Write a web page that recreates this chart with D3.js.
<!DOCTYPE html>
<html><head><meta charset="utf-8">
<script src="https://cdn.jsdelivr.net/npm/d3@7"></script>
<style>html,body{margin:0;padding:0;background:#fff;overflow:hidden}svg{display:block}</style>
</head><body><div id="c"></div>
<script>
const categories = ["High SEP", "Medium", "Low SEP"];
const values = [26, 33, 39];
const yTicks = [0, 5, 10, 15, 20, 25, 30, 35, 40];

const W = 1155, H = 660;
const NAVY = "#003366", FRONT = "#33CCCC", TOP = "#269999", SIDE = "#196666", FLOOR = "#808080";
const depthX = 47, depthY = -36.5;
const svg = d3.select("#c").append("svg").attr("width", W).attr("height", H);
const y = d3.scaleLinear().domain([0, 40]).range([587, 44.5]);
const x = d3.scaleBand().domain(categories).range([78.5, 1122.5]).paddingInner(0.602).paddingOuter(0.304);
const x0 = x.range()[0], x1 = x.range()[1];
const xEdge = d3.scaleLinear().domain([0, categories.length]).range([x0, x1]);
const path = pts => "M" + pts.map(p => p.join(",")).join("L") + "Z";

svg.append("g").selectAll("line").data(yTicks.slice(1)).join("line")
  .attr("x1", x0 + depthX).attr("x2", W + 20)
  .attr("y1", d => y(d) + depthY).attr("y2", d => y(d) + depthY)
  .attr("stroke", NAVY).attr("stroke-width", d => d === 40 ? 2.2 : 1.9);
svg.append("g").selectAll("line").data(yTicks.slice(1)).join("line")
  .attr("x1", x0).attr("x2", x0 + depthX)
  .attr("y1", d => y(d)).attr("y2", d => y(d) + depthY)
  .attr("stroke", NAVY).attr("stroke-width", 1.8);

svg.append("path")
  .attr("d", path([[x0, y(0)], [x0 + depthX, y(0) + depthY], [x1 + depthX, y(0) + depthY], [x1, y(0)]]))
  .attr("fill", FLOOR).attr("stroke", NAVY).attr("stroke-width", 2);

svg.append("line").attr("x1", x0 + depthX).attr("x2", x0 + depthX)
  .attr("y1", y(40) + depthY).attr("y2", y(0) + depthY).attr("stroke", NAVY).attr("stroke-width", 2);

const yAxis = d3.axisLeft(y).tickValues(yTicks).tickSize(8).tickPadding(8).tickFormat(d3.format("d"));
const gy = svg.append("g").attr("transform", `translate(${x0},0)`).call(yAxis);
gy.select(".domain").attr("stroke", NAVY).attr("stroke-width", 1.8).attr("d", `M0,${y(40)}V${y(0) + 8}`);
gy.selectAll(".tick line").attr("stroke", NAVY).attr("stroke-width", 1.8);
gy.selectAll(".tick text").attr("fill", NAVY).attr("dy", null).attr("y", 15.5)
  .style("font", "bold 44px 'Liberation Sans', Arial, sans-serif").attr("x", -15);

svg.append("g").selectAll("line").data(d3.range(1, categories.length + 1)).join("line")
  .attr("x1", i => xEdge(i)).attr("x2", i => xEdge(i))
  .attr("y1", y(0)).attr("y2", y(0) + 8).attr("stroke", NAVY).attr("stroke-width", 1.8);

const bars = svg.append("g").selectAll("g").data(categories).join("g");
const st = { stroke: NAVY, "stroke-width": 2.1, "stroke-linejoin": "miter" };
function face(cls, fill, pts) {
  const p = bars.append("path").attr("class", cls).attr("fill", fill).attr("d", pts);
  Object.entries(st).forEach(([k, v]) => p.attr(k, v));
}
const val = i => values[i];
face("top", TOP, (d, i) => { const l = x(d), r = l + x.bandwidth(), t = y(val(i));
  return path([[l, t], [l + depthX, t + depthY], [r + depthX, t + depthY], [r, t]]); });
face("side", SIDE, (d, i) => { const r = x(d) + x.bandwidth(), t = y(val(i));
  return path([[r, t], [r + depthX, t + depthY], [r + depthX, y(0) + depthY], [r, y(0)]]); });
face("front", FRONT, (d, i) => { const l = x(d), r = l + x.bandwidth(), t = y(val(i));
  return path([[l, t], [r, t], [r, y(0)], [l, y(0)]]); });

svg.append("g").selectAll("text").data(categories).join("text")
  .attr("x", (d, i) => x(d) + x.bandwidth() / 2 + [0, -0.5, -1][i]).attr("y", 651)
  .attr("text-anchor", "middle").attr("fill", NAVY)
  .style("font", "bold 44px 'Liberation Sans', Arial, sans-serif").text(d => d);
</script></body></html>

### BRIEF
Reproduce the listing in full. Keep it exactly as written.

### ANSWER TO THE PROBLEM
Write a web page that recreates this chart with D3.js.
<!DOCTYPE html>
<html><head><meta charset="utf-8">
<script src="https://cdn.jsdelivr.net/npm/d3@7"></script>
<style>html,body{margin:0;padding:0;background:#fff;overflow:hidden}svg{display:block}</style>
</head><body><div id="c"></div>
<script>
const categories = ["High SEP", "Medium", "Low SEP"];
const values = [26, 33, 39];
const yTicks = [0, 5, 10, 15, 20, 25, 30, 35, 40];

const W = 1155, H = 660;
const NAVY = "#003366", FRONT = "#33CCCC", TOP = "#269999", SIDE = "#196666", FLOOR = "#808080";
const depthX = 47, depthY = -36.5;
const svg = d3.select("#c").append("svg").attr("width", W).attr("height", H);
const y = d3.scaleLinear().domain([0, 40]).range([587, 44.5]);
const x = d3.scaleBand().domain(categories).range([78.5, 1122.5]).paddingInner(0.602).paddingOuter(0.304);
const x0 = x.range()[0], x1 = x.range()[1];
const xEdge = d3.scaleLinear().domain([0, categories.length]).range([x0, x1]);
const path = pts => "M" + pts.map(p => p.join(",")).join("L") + "Z";

svg.append("g").selectAll("line").data(yTicks.slice(1)).join("line")
  .attr("x1", x0 + depthX).attr("x2", W + 20)
  .attr("y1", d => y(d) + depthY).attr("y2", d => y(d) + depthY)
  .attr("stroke", NAVY).attr("stroke-width", d => d === 40 ? 2.2 : 1.9);
svg.append("g").selectAll("line").data(yTicks.slice(1)).join("line")
  .attr("x1", x0).attr("x2", x0 + depthX)
  .attr("y1", d => y(d)).attr("y2", d => y(d) + depthY)
  .attr("stroke", NAVY).attr("stroke-width", 1.8);

svg.append("path")
  .attr("d", path([[x0, y(0)], [x0 + depthX, y(0) + depthY], [x1 + depthX, y(0) + depthY], [x1, y(0)]]))
  .attr("fill", FLOOR).attr("stroke", NAVY).attr("stroke-width", 2);

svg.append("line").attr("x1", x0 + depthX).attr("x2", x0 + depthX)
  .attr("y1", y(40) + depthY).attr("y2", y(0) + depthY).attr("stroke", NAVY).attr("stroke-width", 2);

const yAxis = d3.axisLeft(y).tickValues(yTicks).tickSize(8).tickPadding(8).tickFormat(d3.format("d"));
const gy = svg.append("g").attr("transform", `translate(${x0},0)`).call(yAxis);
gy.select(".domain").attr("stroke", NAVY).attr("stroke-width", 1.8).attr("d", `M0,${y(40)}V${y(0) + 8}`);
gy.selectAll(".tick line").attr("stroke", NAVY).attr("stroke-width", 1.8);
gy.selectAll(".tick text").attr("fill", NAVY).attr("dy", null).attr("y", 15.5)
  .style("font", "bold 44px 'Liberation Sans', Arial, sans-serif").attr("x", -15);

svg.append("g").selectAll("line").data(d3.range(1, categories.length + 1)).join("line")
  .attr("x1", i => xEdge(i)).attr("x2", i => xEdge(i))
  .attr("y1", y(0)).attr("y2", y(0) + 8).attr("stroke", NAVY).attr("stroke-width", 1.8);

const bars = svg.append("g").selectAll("g").data(categories).join("g");
const st = { stroke: NAVY, "stroke-width": 2.1, "stroke-linejoin": "miter" };
function face(cls, fill, pts) {
  const p = bars.append("path").attr("class", cls).attr("fill", fill).attr("d", pts);
  Object.entries(st).forEach(([k, v]) => p.attr(k, v));
}
const val = i => values[i];
face("top", TOP, (d, i) => { const l = x(d), r = l + x.bandwidth(), t = y(val(i));
  return path([[l, t], [l + depthX, t + depthY], [r + depthX, t + depthY], [r, t]]); });
face("side", SIDE, (d, i) => { const r = x(d) + x.bandwidth(), t = y(val(i));
  return path([[r, t], [r + depthX, t + depthY], [r + depthX, y(0) + depthY], [r, y(0)]]); });
face("front", FRONT, (d, i) => { const l = x(d), r = l + x.bandwidth(), t = y(val(i));
  return path([[l, t], [r, t], [r, y(0)], [l, y(0)]]); });

svg.append("g").selectAll("text").data(categories).join("text")
  .attr("x", (d, i) => x(d) + x.bandwidth() / 2 + [0, -0.5, -1][i]).attr("y", 651)
  .attr("text-anchor", "middle").attr("fill", NAVY)
  .style("font", "bold 44px 'Liberation Sans', Arial, sans-serif").text(d => d);
</script></body></html>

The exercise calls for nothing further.